Opinião

O golpe, o feminismo

Redação DM

Publicado em 8 de dezembro de 2015 às 21:36 | Atualizado há 10 anos

Golpe é golpe e é uma chaga que acompanha a própria vida política nacional. A cultura golpista é instituição política consolidada que está no nível federal, estadual, municipal e está na vida privada. Nas empresas, nos negócios, nas transações e até em conflitos familiares. É impressionante!

Em um grupo de trabalho se alguém apresenta talentos, se é mais dinâmico e mais adequado a certos trabalhos rapidinho outro diz que “esse aí quer tomar meu lugar!”; o João é muito bom com números, com planilhas e ao ser promovido para uma função superior onde um “barnabé” será então, demovido de suas funções, logo, logo… Será denunciado de que todo o tempo fora um “fura-olho”!

A cultura do “entrar mudo e sair calado” é clara expressão daquele que quer se resguardar de conflitos, diferenças e que não param de cessar queira ele ou não, esteja mudo ou calado.

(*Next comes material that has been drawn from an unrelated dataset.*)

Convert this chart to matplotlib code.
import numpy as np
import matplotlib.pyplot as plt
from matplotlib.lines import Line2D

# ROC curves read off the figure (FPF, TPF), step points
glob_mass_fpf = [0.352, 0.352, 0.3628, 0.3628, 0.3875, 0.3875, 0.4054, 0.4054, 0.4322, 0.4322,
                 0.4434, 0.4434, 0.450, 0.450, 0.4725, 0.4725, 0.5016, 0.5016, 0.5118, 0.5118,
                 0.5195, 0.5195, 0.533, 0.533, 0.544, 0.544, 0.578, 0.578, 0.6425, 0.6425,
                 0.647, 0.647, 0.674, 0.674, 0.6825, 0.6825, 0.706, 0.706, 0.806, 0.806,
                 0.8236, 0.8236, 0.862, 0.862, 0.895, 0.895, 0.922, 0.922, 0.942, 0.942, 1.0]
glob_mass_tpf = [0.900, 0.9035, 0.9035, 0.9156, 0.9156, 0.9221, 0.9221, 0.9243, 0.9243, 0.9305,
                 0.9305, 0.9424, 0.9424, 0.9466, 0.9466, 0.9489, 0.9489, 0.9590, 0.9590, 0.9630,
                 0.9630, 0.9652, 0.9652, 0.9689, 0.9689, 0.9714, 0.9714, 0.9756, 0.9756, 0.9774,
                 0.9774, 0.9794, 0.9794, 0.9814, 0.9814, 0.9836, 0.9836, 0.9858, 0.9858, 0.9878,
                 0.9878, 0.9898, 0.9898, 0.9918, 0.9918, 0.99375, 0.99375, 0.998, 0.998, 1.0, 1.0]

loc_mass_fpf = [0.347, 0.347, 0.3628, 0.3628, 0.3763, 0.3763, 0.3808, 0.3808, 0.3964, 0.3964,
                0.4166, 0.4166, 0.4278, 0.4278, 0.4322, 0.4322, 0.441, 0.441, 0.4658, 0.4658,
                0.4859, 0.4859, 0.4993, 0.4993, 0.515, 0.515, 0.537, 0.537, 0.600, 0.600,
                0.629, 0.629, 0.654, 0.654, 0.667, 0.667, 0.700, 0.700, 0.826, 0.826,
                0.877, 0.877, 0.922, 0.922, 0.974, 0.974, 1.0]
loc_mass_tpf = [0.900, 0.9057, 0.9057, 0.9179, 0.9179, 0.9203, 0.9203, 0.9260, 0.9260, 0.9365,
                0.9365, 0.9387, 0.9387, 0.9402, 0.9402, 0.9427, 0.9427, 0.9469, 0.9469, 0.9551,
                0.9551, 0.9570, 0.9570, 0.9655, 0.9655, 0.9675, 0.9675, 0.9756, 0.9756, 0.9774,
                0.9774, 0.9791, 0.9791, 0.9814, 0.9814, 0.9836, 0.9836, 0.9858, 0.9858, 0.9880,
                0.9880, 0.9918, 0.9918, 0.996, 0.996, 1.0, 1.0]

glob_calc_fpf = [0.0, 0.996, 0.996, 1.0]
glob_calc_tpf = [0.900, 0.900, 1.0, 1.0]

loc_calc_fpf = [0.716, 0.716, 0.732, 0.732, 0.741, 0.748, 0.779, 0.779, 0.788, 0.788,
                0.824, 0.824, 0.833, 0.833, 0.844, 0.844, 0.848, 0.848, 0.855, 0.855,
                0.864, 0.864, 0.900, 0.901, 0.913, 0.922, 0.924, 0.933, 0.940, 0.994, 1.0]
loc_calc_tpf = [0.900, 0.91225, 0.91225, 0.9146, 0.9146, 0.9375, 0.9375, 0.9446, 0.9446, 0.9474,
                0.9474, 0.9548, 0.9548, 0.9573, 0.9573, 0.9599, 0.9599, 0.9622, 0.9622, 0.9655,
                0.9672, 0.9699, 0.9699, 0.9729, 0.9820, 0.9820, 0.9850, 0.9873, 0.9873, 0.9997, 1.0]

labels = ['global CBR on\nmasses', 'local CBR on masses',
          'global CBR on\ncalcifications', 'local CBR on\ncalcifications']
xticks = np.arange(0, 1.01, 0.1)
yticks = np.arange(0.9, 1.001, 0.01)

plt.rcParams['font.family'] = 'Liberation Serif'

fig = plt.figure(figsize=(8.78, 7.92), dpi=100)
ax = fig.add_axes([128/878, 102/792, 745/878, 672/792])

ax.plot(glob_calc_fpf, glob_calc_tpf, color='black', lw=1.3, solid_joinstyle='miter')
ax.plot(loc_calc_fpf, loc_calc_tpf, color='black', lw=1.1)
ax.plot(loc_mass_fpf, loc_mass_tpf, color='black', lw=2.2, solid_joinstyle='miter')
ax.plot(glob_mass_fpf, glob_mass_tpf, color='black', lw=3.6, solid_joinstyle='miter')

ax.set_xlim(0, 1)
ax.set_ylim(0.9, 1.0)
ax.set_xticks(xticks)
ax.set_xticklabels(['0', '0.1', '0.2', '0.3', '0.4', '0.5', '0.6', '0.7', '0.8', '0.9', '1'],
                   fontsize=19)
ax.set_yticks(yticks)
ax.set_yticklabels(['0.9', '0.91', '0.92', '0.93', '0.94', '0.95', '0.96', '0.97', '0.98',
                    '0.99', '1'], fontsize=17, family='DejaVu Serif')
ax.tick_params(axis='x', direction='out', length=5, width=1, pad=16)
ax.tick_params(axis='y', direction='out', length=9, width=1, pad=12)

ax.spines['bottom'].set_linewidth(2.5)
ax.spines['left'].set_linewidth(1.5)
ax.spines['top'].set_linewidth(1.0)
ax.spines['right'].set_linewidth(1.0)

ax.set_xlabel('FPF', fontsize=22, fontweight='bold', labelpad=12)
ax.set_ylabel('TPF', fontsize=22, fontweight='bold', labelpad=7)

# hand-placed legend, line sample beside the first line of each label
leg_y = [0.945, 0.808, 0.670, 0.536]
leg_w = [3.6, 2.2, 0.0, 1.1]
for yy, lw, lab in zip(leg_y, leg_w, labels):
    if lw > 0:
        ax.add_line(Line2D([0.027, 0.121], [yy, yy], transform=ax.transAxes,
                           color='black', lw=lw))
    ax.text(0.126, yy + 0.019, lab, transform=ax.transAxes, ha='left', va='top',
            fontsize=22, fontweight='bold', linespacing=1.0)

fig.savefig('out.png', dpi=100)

Mas a ideia, aliás, falsa ideia, de autopreservação é o reconhecimento do conflito, da diferença e que, com tal atitude, poderá ser supostamente uma espécie de magistrado, de ser transcendental acima do bem e do mal da infeliz vida terrena. Erro bobo, isso apenas.

Essa cultura golpista, tal qual presenciamos se mostra intensamente presente; agravando a crise social que sempre marcou a vida nacional; impedindo investimentos e mesmo uma rotina nacional. O governo Dilma apresentou já em janeiro um pacote de ajustes ao Congresso Nacional a fim de tentar equilibrar as contas públicas. Até agora… Nada!

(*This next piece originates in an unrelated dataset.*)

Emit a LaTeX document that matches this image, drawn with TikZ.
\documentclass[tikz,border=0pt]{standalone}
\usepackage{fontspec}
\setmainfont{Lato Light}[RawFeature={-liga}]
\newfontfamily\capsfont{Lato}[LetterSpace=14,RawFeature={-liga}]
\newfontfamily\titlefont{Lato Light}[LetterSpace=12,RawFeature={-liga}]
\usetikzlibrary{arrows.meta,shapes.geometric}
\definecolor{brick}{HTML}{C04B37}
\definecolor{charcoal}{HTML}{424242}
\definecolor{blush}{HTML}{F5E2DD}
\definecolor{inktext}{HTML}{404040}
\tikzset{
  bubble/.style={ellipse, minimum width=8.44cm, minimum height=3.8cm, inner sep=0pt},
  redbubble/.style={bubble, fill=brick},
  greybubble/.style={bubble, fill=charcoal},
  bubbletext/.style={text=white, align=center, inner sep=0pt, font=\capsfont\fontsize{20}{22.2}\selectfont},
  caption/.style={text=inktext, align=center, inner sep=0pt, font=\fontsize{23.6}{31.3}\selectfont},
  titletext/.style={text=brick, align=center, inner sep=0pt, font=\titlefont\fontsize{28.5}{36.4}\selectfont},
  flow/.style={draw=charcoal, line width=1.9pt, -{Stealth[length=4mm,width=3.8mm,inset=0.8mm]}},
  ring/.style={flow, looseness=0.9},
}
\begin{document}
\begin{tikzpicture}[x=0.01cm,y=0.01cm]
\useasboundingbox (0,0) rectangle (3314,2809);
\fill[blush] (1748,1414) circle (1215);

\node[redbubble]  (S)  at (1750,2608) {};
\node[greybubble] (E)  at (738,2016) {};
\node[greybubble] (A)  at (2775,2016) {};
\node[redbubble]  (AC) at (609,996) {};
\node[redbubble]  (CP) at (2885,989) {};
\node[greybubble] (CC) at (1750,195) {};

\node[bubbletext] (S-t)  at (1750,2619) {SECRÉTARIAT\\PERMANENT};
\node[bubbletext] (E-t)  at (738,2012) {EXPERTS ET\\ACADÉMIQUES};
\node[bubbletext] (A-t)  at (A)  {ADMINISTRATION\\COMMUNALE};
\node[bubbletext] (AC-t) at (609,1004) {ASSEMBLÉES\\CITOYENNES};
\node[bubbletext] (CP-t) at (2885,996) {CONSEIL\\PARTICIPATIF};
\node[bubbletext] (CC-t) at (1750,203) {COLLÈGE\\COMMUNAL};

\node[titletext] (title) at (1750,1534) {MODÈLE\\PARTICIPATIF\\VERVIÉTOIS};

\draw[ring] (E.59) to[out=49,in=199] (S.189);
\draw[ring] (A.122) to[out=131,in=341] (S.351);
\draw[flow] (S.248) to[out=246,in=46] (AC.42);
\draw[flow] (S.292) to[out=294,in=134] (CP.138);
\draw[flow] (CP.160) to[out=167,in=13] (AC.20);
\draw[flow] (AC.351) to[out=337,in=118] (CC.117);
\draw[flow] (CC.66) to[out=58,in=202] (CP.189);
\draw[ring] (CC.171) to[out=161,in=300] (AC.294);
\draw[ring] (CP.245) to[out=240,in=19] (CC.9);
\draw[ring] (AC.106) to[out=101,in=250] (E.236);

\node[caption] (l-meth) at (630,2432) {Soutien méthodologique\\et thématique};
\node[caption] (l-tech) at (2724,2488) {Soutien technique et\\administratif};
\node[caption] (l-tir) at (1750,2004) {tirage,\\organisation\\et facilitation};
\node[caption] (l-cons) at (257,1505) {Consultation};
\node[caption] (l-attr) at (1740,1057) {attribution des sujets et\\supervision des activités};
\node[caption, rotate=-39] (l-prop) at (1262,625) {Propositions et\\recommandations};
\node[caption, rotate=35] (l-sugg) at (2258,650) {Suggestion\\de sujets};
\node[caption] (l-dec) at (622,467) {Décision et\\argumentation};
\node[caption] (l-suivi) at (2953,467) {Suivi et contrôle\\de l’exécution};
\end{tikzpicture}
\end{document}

Não votaram o ajuste, sequer discutiram as metas desse ajuste e a oposição que, faz tempo, abriu mão dos enfrentamentos políticos e que já opera no nível do crime, da cizania e do aumento da temperatura da crise vai lentamente conseguindo o que definiu desde o começo do Dilma 02: instabilidade, fracasso e crise… Muita crise!

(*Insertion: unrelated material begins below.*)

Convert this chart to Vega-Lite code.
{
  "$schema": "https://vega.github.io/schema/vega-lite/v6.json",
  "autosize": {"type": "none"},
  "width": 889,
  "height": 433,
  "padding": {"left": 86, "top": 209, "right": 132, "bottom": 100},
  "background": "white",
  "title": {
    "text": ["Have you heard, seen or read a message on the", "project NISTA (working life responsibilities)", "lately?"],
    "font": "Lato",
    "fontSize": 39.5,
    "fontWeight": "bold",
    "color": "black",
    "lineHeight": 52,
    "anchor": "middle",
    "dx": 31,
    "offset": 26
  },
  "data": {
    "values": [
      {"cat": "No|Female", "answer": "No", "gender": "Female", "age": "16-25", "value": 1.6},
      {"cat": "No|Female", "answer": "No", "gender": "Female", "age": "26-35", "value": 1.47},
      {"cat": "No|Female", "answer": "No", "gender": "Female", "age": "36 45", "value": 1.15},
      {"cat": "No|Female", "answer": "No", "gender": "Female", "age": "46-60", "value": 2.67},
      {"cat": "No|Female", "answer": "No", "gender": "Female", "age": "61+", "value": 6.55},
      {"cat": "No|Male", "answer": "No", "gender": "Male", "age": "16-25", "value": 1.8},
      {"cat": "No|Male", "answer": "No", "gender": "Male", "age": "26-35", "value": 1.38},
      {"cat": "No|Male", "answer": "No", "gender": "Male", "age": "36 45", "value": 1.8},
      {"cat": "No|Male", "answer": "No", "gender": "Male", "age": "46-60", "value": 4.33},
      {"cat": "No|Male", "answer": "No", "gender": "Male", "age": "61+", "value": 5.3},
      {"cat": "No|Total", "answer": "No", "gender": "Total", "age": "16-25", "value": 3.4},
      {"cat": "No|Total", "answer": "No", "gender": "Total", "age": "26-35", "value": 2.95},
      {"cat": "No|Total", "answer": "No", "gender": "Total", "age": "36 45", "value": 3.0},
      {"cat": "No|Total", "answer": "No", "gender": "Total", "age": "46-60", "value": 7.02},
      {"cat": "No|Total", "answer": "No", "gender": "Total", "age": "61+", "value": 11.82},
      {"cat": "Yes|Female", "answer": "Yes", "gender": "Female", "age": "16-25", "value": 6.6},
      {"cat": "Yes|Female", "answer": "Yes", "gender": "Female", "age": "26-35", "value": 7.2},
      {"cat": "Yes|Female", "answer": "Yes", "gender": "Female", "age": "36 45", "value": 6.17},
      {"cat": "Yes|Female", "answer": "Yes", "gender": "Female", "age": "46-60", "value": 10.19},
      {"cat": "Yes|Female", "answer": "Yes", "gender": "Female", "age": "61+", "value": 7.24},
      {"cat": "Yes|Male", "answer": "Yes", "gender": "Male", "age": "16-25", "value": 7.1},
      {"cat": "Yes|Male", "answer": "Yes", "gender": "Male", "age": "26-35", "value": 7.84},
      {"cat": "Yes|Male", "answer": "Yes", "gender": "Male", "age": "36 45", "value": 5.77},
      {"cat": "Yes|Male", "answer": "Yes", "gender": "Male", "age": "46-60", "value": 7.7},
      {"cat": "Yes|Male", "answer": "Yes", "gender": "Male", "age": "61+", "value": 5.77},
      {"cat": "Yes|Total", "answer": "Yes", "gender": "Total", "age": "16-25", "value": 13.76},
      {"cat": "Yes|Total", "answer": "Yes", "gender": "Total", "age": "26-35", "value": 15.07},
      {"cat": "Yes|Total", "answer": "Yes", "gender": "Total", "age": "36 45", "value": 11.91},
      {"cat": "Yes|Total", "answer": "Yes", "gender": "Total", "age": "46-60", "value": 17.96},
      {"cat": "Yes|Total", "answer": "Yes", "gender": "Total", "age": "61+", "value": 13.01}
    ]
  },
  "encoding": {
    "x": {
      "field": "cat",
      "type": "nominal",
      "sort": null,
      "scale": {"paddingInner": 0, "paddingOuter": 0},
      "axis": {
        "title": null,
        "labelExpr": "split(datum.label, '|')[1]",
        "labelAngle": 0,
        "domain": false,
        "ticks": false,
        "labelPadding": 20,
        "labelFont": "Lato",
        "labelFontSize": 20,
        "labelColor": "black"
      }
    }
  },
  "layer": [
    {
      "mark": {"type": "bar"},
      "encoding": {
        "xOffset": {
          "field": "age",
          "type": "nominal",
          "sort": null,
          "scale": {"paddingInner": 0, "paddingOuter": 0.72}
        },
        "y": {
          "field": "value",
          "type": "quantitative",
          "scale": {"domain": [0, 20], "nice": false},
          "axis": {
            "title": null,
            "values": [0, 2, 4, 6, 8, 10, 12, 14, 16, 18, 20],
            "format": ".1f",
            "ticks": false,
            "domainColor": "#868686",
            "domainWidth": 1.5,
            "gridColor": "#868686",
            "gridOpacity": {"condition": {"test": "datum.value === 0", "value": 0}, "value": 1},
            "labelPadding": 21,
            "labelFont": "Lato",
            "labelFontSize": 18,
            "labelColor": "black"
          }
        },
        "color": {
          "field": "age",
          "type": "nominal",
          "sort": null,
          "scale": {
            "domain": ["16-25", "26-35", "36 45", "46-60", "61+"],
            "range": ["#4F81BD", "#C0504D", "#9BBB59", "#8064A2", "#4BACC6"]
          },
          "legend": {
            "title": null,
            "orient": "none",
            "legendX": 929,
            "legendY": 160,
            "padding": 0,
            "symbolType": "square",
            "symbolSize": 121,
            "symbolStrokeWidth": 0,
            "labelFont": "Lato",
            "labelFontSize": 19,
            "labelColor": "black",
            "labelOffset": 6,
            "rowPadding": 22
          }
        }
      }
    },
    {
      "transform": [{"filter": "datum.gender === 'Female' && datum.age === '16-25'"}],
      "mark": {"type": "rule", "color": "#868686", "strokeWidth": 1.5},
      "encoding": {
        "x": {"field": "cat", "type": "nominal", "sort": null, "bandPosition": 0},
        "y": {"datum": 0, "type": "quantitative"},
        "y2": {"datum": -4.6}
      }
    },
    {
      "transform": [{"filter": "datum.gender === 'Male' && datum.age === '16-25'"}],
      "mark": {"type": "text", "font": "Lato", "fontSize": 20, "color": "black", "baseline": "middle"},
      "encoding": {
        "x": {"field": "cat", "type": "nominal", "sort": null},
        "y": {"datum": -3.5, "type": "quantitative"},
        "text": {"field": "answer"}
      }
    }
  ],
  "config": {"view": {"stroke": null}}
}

Chegamos onde chegamos! Eduardo Cunha (PMDB/RJ), o “picareta-mor da República” o mesmo possuidor de milhões do dinheiro público em contas na Suíça com Paulinho da Força (SD/SP) o “mestre dos magos” na arte de desviar recursos públicos e é só lembrar da ação da Polícia Federal na chamada Operação Santa Tereza (2008) onde provou que o “líder sindical” Paulinho era chefe de uma quadrilha que desviava de três a quatro por cento dos empréstimos oriundos do BNDES para prefeituras e empresas… Pois olhem… É exatamente essa gente, são essas “canduras” que empurram uma Dilma cada vez mais acoada para o cadafalso! Para o fim!

De outra feita, política é também discurso. E não dá pra dissociar o agente de seu discurso e sobretudo, de suas práticas. Essas pessoas que se anunciam como arautos da moralidade; que se lançam como guardiões da res-pública, obviamente, puro discurso.

Nesse embornal de acontecimentos mediados pela mentira, pela intimidação e pelo crime tento situar Dilma e mesmo sua condição de mulher tão enfatizada em toda a sua breve trajetória política. Estamos a falar da primeira mulher a governar o Brasil; ex-guerrilheira; feminista; petista e separada… Não é qualquer coisa para o patriarcado político-empresarial-ideológico que governa o Brasil.

O fracasso de Dilma e que tentam encerrar com a estocada fatal do impedimento é, de outro modo, derrota dupla ou tripla para o PT, para os movimentos sociais que estão, compõe e são o próprio PT e seu desenvolvimento, mas também, para o exitoso movimento feminista e que acontece no Brasil.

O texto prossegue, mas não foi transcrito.